REQUIRED WORK
Pictures are not part of the copy. Give again exactly the lines from the one with "Emit a Python" to the one with "import matplotlib.pyplot as plt", inclusive.

--- START ---

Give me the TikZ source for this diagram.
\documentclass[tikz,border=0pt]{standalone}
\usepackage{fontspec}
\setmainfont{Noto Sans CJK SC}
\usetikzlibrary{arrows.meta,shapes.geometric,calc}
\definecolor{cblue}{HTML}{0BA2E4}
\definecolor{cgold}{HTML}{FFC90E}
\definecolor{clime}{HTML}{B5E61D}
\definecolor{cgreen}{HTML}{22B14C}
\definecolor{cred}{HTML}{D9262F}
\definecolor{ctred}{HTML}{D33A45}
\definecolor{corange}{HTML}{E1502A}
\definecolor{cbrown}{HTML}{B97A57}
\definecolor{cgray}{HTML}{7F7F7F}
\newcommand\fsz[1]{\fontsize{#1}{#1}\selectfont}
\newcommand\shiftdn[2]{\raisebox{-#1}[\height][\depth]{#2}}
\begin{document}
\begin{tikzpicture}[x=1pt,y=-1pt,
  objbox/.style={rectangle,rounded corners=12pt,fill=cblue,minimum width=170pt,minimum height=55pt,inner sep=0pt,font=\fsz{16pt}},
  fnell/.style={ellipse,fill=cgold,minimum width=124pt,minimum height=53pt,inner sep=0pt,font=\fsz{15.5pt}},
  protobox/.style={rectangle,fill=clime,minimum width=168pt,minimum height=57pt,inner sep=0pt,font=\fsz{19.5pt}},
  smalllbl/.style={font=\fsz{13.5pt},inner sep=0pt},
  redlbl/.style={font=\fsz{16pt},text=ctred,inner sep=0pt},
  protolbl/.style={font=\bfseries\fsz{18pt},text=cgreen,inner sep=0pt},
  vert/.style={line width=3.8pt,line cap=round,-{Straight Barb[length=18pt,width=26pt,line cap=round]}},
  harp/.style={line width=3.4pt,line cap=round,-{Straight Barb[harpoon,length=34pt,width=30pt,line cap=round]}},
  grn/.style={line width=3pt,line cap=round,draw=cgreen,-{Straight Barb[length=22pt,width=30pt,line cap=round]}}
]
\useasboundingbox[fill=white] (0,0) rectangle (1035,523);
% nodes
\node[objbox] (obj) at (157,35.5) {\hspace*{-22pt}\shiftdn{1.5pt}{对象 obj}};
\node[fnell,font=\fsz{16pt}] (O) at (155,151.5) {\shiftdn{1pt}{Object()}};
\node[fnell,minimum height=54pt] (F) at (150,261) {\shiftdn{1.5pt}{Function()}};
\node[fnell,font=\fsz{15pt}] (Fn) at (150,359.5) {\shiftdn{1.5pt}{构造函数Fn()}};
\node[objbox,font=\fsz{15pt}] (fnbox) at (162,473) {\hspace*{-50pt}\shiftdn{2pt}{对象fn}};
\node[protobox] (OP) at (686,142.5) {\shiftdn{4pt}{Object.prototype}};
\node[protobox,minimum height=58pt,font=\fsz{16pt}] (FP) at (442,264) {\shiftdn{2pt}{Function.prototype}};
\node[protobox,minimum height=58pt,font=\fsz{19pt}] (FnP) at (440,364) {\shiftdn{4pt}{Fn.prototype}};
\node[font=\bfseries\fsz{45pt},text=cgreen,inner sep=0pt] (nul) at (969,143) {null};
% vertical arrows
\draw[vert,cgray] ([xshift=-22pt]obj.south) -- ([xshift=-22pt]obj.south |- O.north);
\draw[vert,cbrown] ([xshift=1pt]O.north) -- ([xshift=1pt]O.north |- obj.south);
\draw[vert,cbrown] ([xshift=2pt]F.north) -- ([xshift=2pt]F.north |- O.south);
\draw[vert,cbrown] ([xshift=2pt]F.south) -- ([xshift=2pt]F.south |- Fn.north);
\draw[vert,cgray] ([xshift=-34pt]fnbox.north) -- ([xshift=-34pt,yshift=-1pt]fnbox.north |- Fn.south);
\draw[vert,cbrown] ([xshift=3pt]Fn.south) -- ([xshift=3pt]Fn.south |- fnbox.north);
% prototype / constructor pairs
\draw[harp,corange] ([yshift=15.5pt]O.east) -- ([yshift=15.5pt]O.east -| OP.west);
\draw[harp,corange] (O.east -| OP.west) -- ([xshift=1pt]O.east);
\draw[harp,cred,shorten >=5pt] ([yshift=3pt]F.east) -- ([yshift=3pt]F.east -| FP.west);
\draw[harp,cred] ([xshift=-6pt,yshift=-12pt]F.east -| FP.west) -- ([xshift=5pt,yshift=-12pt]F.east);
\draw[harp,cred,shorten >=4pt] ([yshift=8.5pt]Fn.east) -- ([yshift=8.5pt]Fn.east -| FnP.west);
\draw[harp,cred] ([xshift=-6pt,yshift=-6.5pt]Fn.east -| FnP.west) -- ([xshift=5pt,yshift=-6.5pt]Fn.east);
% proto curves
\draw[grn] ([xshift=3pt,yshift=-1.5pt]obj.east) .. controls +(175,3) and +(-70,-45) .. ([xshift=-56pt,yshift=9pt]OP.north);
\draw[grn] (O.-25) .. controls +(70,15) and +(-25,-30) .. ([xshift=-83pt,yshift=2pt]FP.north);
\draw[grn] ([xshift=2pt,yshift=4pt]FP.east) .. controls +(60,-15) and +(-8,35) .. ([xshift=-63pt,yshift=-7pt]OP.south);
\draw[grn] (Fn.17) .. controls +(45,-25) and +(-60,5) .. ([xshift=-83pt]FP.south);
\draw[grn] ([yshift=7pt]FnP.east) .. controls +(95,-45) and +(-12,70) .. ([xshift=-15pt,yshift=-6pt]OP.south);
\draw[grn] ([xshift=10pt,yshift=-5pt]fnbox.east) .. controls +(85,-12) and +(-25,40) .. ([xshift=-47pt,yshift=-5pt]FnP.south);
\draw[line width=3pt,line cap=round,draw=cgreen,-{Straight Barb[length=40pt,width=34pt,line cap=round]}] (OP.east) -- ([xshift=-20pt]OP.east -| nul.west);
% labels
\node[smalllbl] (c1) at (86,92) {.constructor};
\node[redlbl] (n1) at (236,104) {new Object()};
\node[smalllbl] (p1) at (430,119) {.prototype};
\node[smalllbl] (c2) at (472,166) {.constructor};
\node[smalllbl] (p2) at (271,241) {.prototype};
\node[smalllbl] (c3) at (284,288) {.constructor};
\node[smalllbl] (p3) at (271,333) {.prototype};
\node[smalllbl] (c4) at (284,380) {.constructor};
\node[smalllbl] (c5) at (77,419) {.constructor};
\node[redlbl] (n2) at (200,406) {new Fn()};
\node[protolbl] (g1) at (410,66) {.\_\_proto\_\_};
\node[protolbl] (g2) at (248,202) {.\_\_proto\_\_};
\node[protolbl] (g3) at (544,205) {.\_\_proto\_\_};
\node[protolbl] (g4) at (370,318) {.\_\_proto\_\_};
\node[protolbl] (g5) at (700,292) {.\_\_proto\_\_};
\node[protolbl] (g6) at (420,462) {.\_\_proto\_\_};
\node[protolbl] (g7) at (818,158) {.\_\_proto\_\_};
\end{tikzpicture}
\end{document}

--- END ---
--- START ---

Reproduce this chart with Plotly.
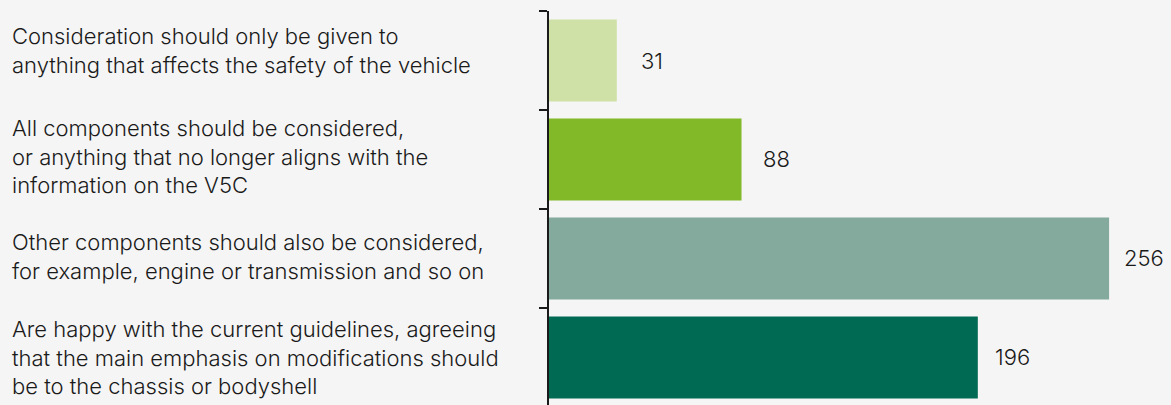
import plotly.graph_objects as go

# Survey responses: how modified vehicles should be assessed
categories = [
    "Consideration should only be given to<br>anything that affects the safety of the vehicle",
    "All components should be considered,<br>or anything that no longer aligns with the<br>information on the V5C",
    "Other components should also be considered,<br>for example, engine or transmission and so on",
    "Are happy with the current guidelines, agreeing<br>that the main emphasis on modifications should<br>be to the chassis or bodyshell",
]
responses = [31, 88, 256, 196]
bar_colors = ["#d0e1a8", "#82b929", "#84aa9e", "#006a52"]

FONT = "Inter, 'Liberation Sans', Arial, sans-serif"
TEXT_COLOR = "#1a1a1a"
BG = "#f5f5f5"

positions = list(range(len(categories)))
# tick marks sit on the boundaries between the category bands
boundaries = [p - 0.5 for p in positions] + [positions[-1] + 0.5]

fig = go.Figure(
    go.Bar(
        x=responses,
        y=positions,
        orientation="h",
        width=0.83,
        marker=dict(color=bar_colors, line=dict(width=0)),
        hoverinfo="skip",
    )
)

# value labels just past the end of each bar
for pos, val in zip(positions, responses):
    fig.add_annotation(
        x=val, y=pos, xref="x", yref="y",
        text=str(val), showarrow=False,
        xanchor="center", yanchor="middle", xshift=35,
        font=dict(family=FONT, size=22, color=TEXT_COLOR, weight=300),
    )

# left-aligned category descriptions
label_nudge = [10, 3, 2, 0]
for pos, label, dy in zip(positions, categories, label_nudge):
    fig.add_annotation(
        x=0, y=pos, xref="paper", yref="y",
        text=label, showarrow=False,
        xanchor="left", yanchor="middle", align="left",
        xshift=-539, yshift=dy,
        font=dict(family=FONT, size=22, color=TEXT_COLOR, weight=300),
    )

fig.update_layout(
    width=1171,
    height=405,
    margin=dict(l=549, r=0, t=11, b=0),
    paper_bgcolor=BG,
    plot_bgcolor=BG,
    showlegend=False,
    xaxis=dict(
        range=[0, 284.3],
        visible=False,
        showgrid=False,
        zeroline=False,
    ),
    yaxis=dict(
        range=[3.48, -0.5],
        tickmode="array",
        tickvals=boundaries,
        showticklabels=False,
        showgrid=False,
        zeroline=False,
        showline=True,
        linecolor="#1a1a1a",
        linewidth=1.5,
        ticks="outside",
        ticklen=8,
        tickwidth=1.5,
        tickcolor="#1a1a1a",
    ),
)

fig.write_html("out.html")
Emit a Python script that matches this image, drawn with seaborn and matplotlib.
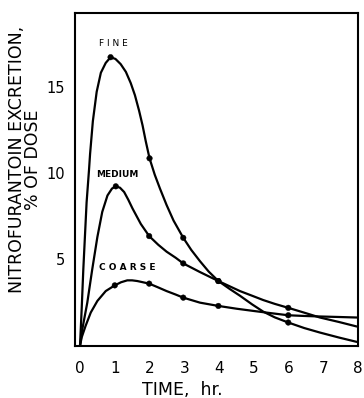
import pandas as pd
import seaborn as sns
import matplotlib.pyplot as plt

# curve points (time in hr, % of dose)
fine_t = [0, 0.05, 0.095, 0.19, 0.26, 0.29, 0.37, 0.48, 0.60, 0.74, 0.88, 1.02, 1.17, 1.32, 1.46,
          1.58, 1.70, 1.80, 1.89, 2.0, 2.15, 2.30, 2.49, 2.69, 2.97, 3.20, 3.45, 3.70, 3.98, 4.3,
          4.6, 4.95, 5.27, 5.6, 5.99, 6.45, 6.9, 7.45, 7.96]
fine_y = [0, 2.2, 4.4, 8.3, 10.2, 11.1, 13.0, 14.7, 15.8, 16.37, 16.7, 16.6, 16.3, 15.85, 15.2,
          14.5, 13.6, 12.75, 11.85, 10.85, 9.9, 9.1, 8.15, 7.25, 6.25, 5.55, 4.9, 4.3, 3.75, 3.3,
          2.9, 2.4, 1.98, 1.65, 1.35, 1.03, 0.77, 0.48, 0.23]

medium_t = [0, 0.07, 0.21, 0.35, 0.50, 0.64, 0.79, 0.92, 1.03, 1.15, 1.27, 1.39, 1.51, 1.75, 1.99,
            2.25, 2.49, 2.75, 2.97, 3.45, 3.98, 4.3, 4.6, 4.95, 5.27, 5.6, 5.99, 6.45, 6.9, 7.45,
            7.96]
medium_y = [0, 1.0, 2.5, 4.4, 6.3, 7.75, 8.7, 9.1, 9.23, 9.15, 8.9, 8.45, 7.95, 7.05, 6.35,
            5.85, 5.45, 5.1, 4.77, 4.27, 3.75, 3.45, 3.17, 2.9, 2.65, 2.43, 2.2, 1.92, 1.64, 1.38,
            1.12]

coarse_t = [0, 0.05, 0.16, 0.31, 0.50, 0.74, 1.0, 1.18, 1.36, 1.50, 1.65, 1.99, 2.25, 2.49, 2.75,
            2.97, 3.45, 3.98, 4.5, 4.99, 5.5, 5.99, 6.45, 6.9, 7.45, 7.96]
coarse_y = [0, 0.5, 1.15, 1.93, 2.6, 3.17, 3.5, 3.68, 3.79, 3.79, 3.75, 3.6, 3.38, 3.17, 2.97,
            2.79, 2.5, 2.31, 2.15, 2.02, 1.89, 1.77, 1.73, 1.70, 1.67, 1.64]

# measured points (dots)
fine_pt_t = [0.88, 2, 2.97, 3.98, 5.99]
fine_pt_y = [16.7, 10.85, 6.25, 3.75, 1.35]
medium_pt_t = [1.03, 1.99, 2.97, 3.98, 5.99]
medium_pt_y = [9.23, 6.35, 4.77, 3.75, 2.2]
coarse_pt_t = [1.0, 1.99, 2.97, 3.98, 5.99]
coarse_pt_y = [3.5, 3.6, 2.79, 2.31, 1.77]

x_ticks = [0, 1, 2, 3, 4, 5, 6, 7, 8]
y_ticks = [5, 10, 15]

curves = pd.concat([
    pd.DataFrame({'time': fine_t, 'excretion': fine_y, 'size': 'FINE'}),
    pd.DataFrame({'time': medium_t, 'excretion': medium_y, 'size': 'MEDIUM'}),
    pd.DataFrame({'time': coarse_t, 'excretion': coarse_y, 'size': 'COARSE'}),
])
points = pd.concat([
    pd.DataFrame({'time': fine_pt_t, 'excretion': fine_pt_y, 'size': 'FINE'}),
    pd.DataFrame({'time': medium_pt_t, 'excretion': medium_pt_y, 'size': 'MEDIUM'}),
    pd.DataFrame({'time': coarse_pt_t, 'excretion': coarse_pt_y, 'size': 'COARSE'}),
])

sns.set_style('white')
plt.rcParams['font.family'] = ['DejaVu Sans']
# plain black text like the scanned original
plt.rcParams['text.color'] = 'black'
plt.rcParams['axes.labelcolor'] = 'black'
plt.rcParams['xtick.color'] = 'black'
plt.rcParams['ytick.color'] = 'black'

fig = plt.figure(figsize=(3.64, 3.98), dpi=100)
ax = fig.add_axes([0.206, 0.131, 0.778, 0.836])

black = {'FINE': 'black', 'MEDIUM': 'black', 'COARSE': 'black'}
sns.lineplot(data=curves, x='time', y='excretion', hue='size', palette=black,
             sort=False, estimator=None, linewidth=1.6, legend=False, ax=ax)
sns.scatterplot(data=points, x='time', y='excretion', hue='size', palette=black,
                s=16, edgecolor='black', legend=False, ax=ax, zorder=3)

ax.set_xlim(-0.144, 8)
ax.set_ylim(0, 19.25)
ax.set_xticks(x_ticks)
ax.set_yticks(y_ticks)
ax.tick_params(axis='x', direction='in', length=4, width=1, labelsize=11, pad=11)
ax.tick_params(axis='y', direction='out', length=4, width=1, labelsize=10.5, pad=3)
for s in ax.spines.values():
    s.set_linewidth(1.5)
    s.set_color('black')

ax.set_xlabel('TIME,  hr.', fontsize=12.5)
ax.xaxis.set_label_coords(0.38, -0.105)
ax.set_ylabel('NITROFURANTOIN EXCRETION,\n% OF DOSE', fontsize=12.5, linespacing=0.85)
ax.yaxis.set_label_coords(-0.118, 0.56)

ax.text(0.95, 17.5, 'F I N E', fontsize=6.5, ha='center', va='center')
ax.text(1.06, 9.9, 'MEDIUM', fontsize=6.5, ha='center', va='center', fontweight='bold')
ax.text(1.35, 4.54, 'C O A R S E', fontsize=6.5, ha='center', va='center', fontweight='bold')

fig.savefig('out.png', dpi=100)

--- END ---
--- START ---

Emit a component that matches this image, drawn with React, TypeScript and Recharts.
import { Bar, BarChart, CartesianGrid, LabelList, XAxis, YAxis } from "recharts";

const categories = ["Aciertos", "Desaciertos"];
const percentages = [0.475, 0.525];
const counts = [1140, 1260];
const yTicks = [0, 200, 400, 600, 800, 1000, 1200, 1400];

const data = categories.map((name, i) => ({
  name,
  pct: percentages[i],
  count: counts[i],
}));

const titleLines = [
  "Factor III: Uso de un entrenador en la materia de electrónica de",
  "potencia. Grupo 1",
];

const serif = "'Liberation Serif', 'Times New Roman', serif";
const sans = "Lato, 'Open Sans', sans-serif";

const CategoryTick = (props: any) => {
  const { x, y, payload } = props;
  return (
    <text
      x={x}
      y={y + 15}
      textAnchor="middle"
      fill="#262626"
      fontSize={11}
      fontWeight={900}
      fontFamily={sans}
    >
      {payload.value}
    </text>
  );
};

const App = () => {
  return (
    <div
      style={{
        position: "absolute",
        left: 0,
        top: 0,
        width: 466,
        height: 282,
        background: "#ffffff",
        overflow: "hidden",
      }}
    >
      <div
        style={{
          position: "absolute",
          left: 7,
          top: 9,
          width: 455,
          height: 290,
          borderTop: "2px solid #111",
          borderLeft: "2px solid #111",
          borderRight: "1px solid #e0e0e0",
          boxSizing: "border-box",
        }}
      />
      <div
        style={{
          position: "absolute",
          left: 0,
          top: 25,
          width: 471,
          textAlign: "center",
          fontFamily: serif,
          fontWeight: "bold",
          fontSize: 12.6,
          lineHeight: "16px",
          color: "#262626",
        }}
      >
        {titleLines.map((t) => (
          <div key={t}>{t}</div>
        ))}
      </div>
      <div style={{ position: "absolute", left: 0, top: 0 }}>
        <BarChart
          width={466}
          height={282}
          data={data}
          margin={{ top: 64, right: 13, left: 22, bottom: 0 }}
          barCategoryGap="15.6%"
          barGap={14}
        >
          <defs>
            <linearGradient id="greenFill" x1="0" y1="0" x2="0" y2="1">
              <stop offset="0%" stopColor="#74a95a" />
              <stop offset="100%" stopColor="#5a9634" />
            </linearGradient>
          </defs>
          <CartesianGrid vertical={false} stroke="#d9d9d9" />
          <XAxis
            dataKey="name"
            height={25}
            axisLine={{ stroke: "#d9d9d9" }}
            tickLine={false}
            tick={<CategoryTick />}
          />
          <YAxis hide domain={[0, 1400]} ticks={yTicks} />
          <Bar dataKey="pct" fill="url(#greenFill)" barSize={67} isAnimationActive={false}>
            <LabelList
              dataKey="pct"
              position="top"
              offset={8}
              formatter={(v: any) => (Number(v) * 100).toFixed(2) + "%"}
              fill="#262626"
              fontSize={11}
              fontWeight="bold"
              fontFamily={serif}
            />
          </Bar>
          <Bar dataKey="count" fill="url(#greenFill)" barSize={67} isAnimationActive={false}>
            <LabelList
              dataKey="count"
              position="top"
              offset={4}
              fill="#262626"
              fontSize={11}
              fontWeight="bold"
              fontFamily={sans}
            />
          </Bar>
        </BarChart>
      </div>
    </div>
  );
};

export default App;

--- END ---

ANSWER TO THE EXERCISE
Emit a Python script that matches this image, drawn with seaborn and matplotlib.
import pandas as pd
import seaborn as sns
import matplotlib.pyplot as plt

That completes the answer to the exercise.